Taggart v. Lorenzen, 587 U.S. (2019).

The U.S. Supreme Court has established an objective standard for determining whether a creditor should be held in civil contempt when the creditor attempts to collect a debt subject to a bankruptcy discharge order.

Case Background

In Taggart, the debtor filed a petition for relief under Chapter 7 of the Bankruptcy Code on the eve of trial and received his discharge under Section 727 of the Bankruptcy Code. The creditor then received a judgment in state court against the debtor, in which the creditor sought an award of attorneys’ fees related to the debtor’s post-petition conduct. The state court awarded the creditor its fees, and the debtor sought relief from the bankruptcy court.
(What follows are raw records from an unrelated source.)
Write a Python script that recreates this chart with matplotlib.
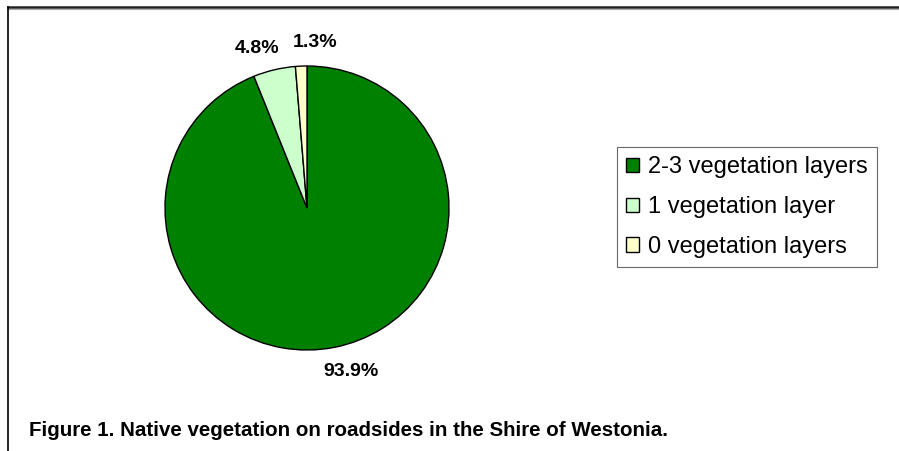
import matplotlib
matplotlib.use("Agg")
import matplotlib.pyplot as plt
from matplotlib.patches import Patch
from matplotlib.lines import Line2D
import numpy as np

categories = ["2-3 vegetation layers", "1 vegetation layer", "0 vegetation layers"]
shares = [93.9, 4.8, 1.3]
colors = ["#008000", "#CCFFCC", "#FFFFCC"]
caption = "Figure 1. Native vegetation on roadsides in the Shire of Westonia."

# Excel nudges its data labels a little off the radial position (pixels)
label_nudge = [(13, -3), (-12, 1), (15, 2)]

W, H = 899, 451
fig = plt.figure(figsize=(W / 100, H / 100), dpi=100)
plt.rcParams['font.family'] = ['Liberation Sans', 'DejaVu Sans']

def px_axes(x0, y0, x1, y1):
    # pixel box (top-left origin) -> figure fraction axes
    return fig.add_axes([x0 / W, 1 - y1 / H, (x1 - x0) / W, (y1 - y0) / H])

# outer frame (cropped at right and bottom)
fig.add_artist(Line2D([8 / W, 1], [1 - 7 / H, 1 - 7 / H], color="#222222", lw=1.8))
fig.add_artist(Line2D([8 / W, 1], [1 - 9 / H, 1 - 9 / H], color="#aaaaaa", lw=0.8))
fig.add_artist(Line2D([8 / W, 8 / W], [1 - 7 / H, 0], color="black", lw=1.2))

ax = px_axes(165, 66, 449, 350)
wedges, _ = ax.pie(shares, colors=colors, startangle=90, counterclock=False,
                   wedgeprops=dict(edgecolor="black", linewidth=1.0))
ax.set_xlim(-1, 1)
ax.set_ylim(-1, 1)
ax.set_aspect("equal")
ax.axis("off")

# data labels outside the pie
for w, v, (dx, dy) in zip(wedges, shares, label_nudge):
    mid = np.deg2rad((w.theta1 + w.theta2) / 2)
    ax.annotate(f"{v:.1f}%", xy=(1.15 * np.cos(mid), 1.15 * np.sin(mid)),
                xytext=(dx, dy), textcoords="offset pixels",
                ha="center", va="center", fontsize=14, fontweight="bold",
                annotation_clip=False)

handles = [Patch(facecolor=c, edgecolor="black", linewidth=1.0) for c in colors]
leg = fig.legend(handles, categories, loc="upper left",
                 bbox_to_anchor=(617 / W, 1 - 147 / H), fontsize=17,
                 frameon=True, fancybox=False, edgecolor="#444444",
                 handlelength=0.55, handleheight=0.55, handletextpad=0.35,
                 labelspacing=0.75, borderpad=0.4, borderaxespad=0)
leg.get_frame().set_linewidth(0.8)

fig.text(29 / W, 1 - 430 / H, caption, ha="left", va="center",
         fontsize=14.8, fontweight="bold")

fig.savefig("out.png", dpi=100)
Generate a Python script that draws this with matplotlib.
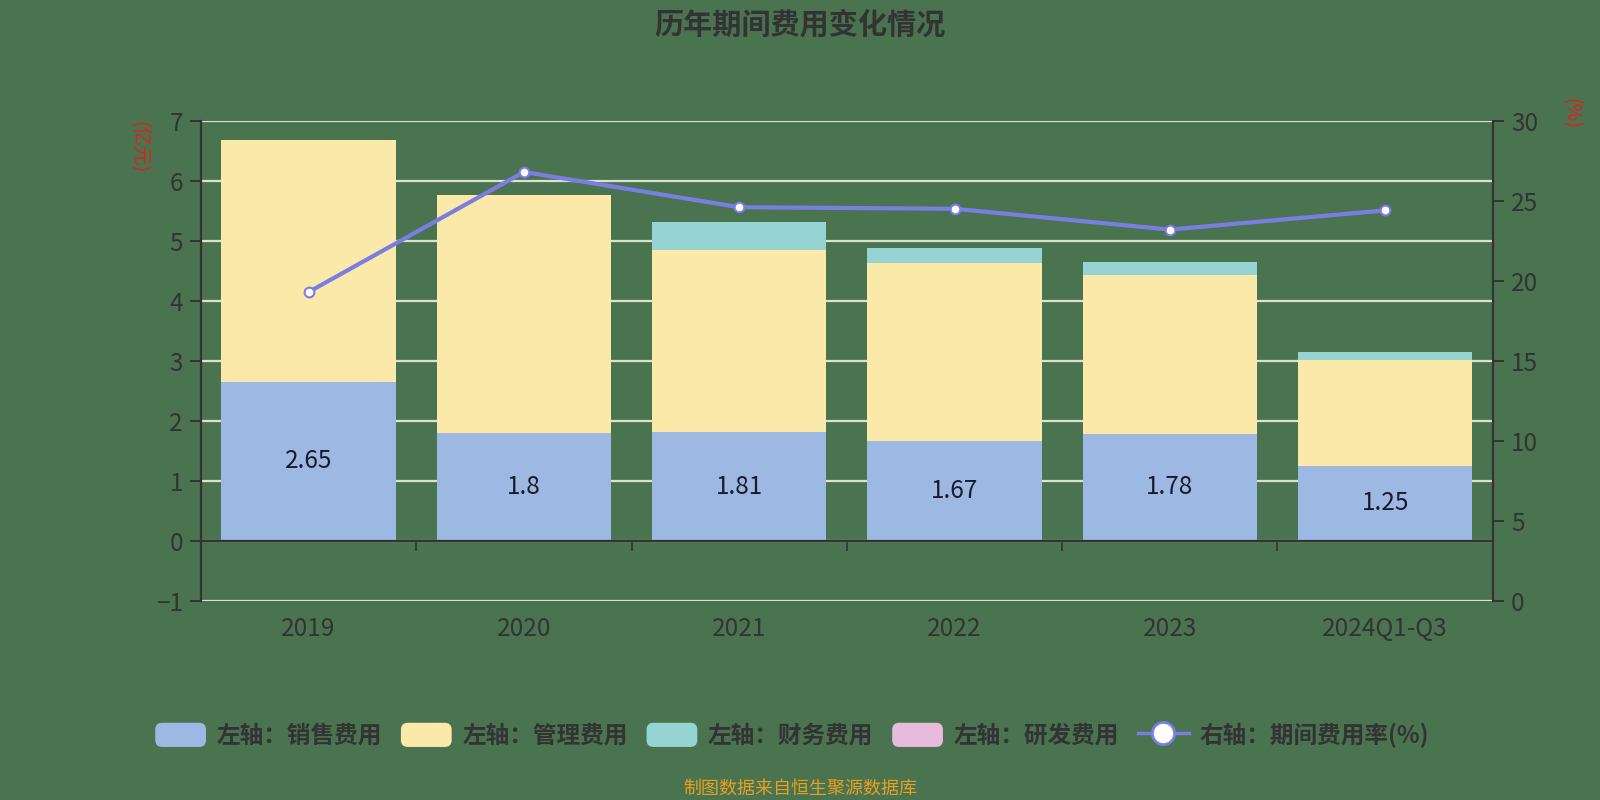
import matplotlib
matplotlib.use("Agg")
import matplotlib.pyplot as plt
from matplotlib.patches import FancyBboxPatch
from matplotlib.legend_handler import HandlerPatch
from matplotlib.lines import Line2D
import matplotlib.patches as mpatches
import numpy as np

plt.rcParams['font.family'] = ['Noto Sans CJK SC', 'DejaVu Sans']

years = ['2019', '2020', '2021', '2022', '2023', '2024Q1-Q3']
sales = [2.65, 1.80, 1.81, 1.67, 1.78, 1.25]
admin = [4.03, 3.97, 3.04, 2.96, 2.65, 1.76]
finance = [0.00, 0.00, 0.46, 0.25, 0.22, 0.14]
rnd = [0.00, 0.00, 0.00, 0.00, 0.00, 0.00]
rate = [19.3, 26.8, 24.6, 24.5, 23.2, 24.4]

bg = '#4a7350'
dark = '#333333'
c_sales = '#9db9e3'
c_admin = '#fbe9aa'
c_fin = '#95d4d3'
c_rnd = '#e8badb'
c_line = '#7a7ee2'
grid_c = '#dde2cf'

fig = plt.figure(figsize=(16, 8), dpi=100, facecolor=bg)
ax = fig.add_axes([0.1256, 0.249, 0.8074, 0.6])
ax.set_facecolor(bg)

x = np.arange(len(years))
w = 0.81
sales = np.array(sales)
admin = np.array(admin)
finance = np.array(finance)
rnd = np.array(rnd)

ax.bar(x, sales, w, color=c_sales, zorder=3)
ax.bar(x, admin, w, bottom=sales, color=c_admin, zorder=3)
ax.bar(x, finance, w, bottom=sales + admin, color=c_fin, zorder=3)
ax.bar(x, rnd, w, bottom=sales + admin + finance, color=c_rnd, zorder=3)

for xi, v in zip(x, sales):
    ax.text(xi, v / 2, f'{v:g}', ha='center', va='center', fontsize=17.5,
            color='#1a1a2a', zorder=5)

ax.set_xlim(-0.5, len(years) - 0.5)
ax.set_ylim(-1, 7)
ax.set_yticks(range(-1, 8))
ax.yaxis.grid(True, color=grid_c, linewidth=1.6, zorder=1)
ax.set_axisbelow(True)

for s in ['top', 'bottom', 'right']:
    ax.spines[s].set_visible(False)
ax.spines['left'].set_color(dark)
ax.spines['left'].set_linewidth(1.6)

ax.set_xticks(x)
ax.set_xticklabels(years, fontsize=17.5, color=dark, fontweight='medium')
ax.tick_params(axis='x', length=0, pad=11)
ax.tick_params(axis='y', length=8, width=1.4, color=dark, labelsize=17.5,
               labelcolor=dark, pad=5)
for t in ax.get_yticklabels():
    t.set_fontweight('medium')

# zero line with category boundary ticks
ax.axhline(0, color=dark, linewidth=1.6, zorder=4)
sec = ax.secondary_xaxis(1 / 8)
sec.set_xticks(np.arange(-0.5, len(years), 1.0))
sec.set_xticklabels([])
sec.tick_params(axis='x', direction='out', length=7, width=1.2, color=dark)
sec.spines['bottom'].set_visible(False)
sec.spines['top'].set_visible(False)

ax2 = ax.twinx()
ax2.set_ylim(0, 30)
ax2.set_yticks(range(0, 31, 5))
for s in ['top', 'bottom', 'left']:
    ax2.spines[s].set_visible(False)
ax2.spines['right'].set_color(dark)
ax2.spines['right'].set_linewidth(1.6)
ax2.tick_params(axis='y', length=8, width=1.4, color=dark, labelsize=17.5,
                labelcolor=dark, pad=5)
for t in ax2.get_yticklabels():
    t.set_fontweight('medium')
ax2.plot(x, rate, color=c_line, linewidth=3, marker='o', markersize=7,
         markerfacecolor='white', markeredgecolor=c_line, markeredgewidth=1.5,
         zorder=6)

fig.text(0.5, 0.969, '历年期间费用变化情况', ha='center', va='center',
         fontsize=21, fontweight='bold', color=dark)
fig.text(0.0865, 0.816, '(亿元)', ha='center', va='center', rotation=-90,
         fontsize=14, color='#e02020')
fig.text(0.9815, 0.858, '(%)', ha='center', va='center', rotation=-90,
         fontsize=14, color='#e02020')
fig.text(0.5, 0.014, '制图数据来自恒生聚源数据库', ha='center', va='center',
         fontsize=13, color='#e8a020')


class RoundHandler(HandlerPatch):
    def create_artists(self, legend, orig_handle, xdescent, ydescent,
                       width, height, fontsize, trans):
        p = FancyBboxPatch((-xdescent, -ydescent), width, height,
                           boxstyle='round,pad=0,rounding_size=5',
                           facecolor=orig_handle.get_facecolor(),
                           edgecolor='none', transform=trans)
        return [p]


handles = [mpatches.Patch(color=c_sales), mpatches.Patch(color=c_admin),
           mpatches.Patch(color=c_fin), mpatches.Patch(color=c_rnd),
           Line2D([], [], color=c_line, linewidth=2.5, marker='o',
                  markersize=16, markerfacecolor='white',
                  markeredgecolor=c_line, markeredgewidth=2)]
labels = ['左轴：销售费用', '左轴：管理费用', '左轴：财务费用', '左轴：研发费用',
          '右轴：期间费用率(%)']
hm = {h: RoundHandler() for h in handles[:4]}
leg = fig.legend(handles, labels, loc='center', bbox_to_anchor=(0.495, 0.081),
                 ncol=5, frameon=False, fontsize=17, handlelength=2.15,
                 handleheight=1.2, handletextpad=0.45, columnspacing=0.8,
                 handler_map=hm)
for t in leg.get_texts():
    t.set_color(dark)
    t.set_fontweight('bold')

fig.savefig('out.png', dpi=100, facecolor=bg)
The bankruptcy court ultimately found that the creditor was in violation of the discharge order based on a strict liability standard. The bankruptcy appellate panel vacated the finding, and the Ninth Circuit Court of Appeals affirmed the panel’s decision based on the creditor’s good faith belief that its conduct did not violate the discharge order. The U.S. Supreme Court granted a review of the lower court’s decision.

Supreme Court Decision

Drawing on legal precedent from cases outside of the bankruptcy context, the U.S. Supreme Court held that “civil contempt should not be resorted to where there is [a] fair ground of doubt as to the wrongfulness of the defendant’s conduct.” Even though it agreed with the Ninth Circuit’s result, the Court rejected the subjective standard that the Ninth Circuit applied, stating it was “inconsistent with traditional civil contempt principles” and likely to encourage further litigation. Likewise, the Court held that the bankruptcy court’s strict liability standard was not appropriate because it would further burden the court system and interfere with the stated purpose of securing a prompt and efficient resolution of bankruptcy disputes.

Key Takeaways

Taggart provides only limited relief to creditors. While the U.S. Supreme Court rejected the strict liability standard, a creditor caught with its hand in the cookie jar still faces an uphill battle. Because there are only a few exceptions to the enforcement of a bankruptcy discharge order, a creditor will have a difficult time arguing that its actions give rise to a “fair ground of doubt” as to their wrongfulness and therefore such actions satisfy the objectively reasonable standard.